On Sun, Feb 11, 2007 at 02:36:30AM +0100, Julien Cristau wrote:
xft upstream stopped exporting a bunch of internal symbols in 2.1.9 [1],
which strictly speaking means we should have to bump the ABI. libxft2
had 307 reverse-dependencies in sid/main/i386 last I checked, though, so
transitioning to libxft3 doesn't seem like something we really want to
do.
So I checked all reverse dependencies in sid/main/ia64 on merkel, and it
seems that none of them use any of the removed symbols. Upstream didn't
bump the ABI either, so I guess they're pretty confident these symbols
aren't being used anywhere. libXft 2.1.9 was released in June last
year, one symbol was reexported in 2.1.12 in December [1], and the
upstream bugzilla doesn't seem to mention further breakage, so it seems
to me that upgrading to 2.1.12 should be safe.

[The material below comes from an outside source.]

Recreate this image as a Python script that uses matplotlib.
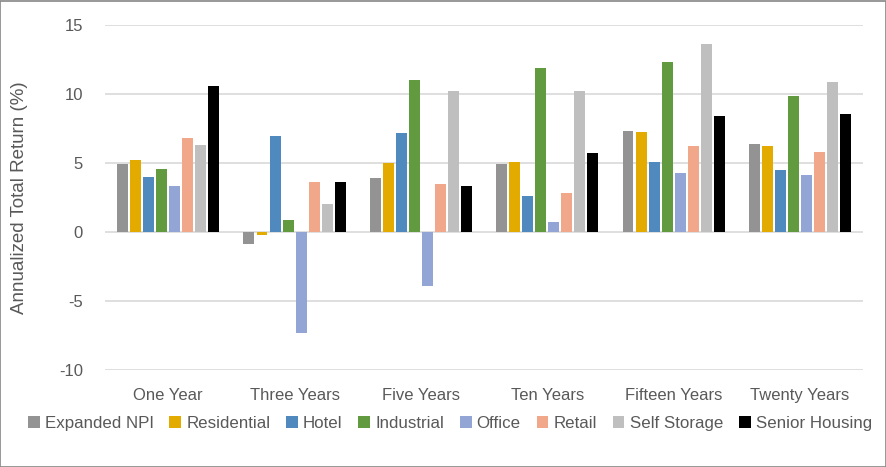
import numpy as np
import matplotlib
matplotlib.use("Agg")
from matplotlib import pyplot as plt
from matplotlib.patches import Rectangle

periods = ["One Year", "Three Years", "Five Years", "Ten Years", "Fifteen Years", "Twenty Years"]

expanded_npi = [4.9, -0.9, 3.9, 4.9, 7.35, 6.35]
residential = [5.25, -0.25, 5.0, 5.1, 7.25, 6.2]
hotel = [4.0, 6.95, 7.2, 2.6, 5.1, 4.5]
industrial = [4.55, 0.9, 11.0, 11.9, 12.35, 9.85]
office = [3.35, -7.35, -3.9, 0.7, 4.25, 4.1]
retail = [6.8, 3.65, 3.5, 2.8, 6.2, 5.8]
self_storage = [6.3, 2.05, 10.2, 10.2, 13.65, 10.9]
senior_housing = [10.55, 3.6, 3.3, 5.7, 8.4, 8.55]

series_names = ["Expanded NPI", "Residential", "Hotel", "Industrial", "Office",
                "Retail", "Self Storage", "Senior Housing"]
series = [expanded_npi, residential, hotel, industrial, office, retail,
          self_storage, senior_housing]
colors = ["#939393", "#E3AB00", "#4F89BD", "#629A40", "#92A5D4", "#F1A88A",
          "#BFBFBF", "#000000"]

plt.rcParams['font.family'] = ['Liberation Sans', 'DejaVu Sans']
plt.rcParams['axes.unicode_minus'] = False

fig = plt.figure(figsize=(8.87, 4.67), dpi=100)
ax = fig.add_axes([0.1184, 0.2077, 0.8546, 0.7388])

x = np.arange(len(periods))
step = 0.103
width = 0.087
for i, (name, vals, c) in enumerate(zip(series_names, series, colors)):
    ax.bar(x + (i - 3.5) * step, vals, width, color=c, label=name, zorder=3)

ax.set_xlim(-0.5, len(periods) - 0.5)
ax.set_ylim(-10, 15)
ax.set_yticks([-10, -5, 0, 5, 10, 15])
ax.set_xticks(x)
ax.set_xticklabels(periods)
ax.grid(axis='y', color='#D9D9D9', linewidth=1.2, zorder=0)
for s in ax.spines.values():
    s.set_visible(False)
ax.tick_params(axis='both', length=0, labelsize=12, labelcolor='#595959')
ax.tick_params(axis='y', pad=16)
ax.tick_params(axis='x', pad=13)
ax.set_ylabel("Annualized Total Return (%)", fontsize=13.5, color='#595959')
ax.yaxis.set_label_coords(-0.101, 0.5)

fig.legend(loc='center', bbox_to_anchor=(0.507, 0.094), ncol=8, frameon=False,
           fontsize=12.2, handlelength=0.7, handleheight=0.7, handletextpad=0.3,
           columnspacing=0.93, labelcolor='#595959')

fig.patches.append(Rectangle((0.0005, 0.001), 0.998, 0.997, transform=fig.transFigure,
                             fill=False, edgecolor='#868686', linewidth=1.2))

plt.savefig("out.png", dpi=100)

I wanted to check with the release team first, though, and have your
opinion on whether we should go ahead with the new upstream (after etch
is out, of course), by:
- bumping the ABI and deal with the transition with aggressive
binNMUing,
- uploading xft 2.1.12 as-is, with the symbols dropped, hoping for the
best, and possibly readding some symbols individually if there's some
breakage,
- or reverting the unexporting of the internal xft symbols.
Were any of these symbols ever exposed in the published headers? If not,
then I think it's pretty clear-cut that the symbols are internal and can be
safely dropped without worrying about ABI breakage.
If some of these symbols were exposed in the headers, it's less clear; even
if no Debian packages use them, there could still be third-party software
that does, so bumping the soname is still the right thing to do. But
there's sure to be resistance upstream from those indoctrinated into the Red
Hat school of library management, as there was for freetype, so the path of
least resistance would probably be to leave the soname alone, hoping for
the best.
Cheers,
--
Steve Langasek Give me a lever long enough and a Free OS
Debian Developer to set it on, and I can move the world.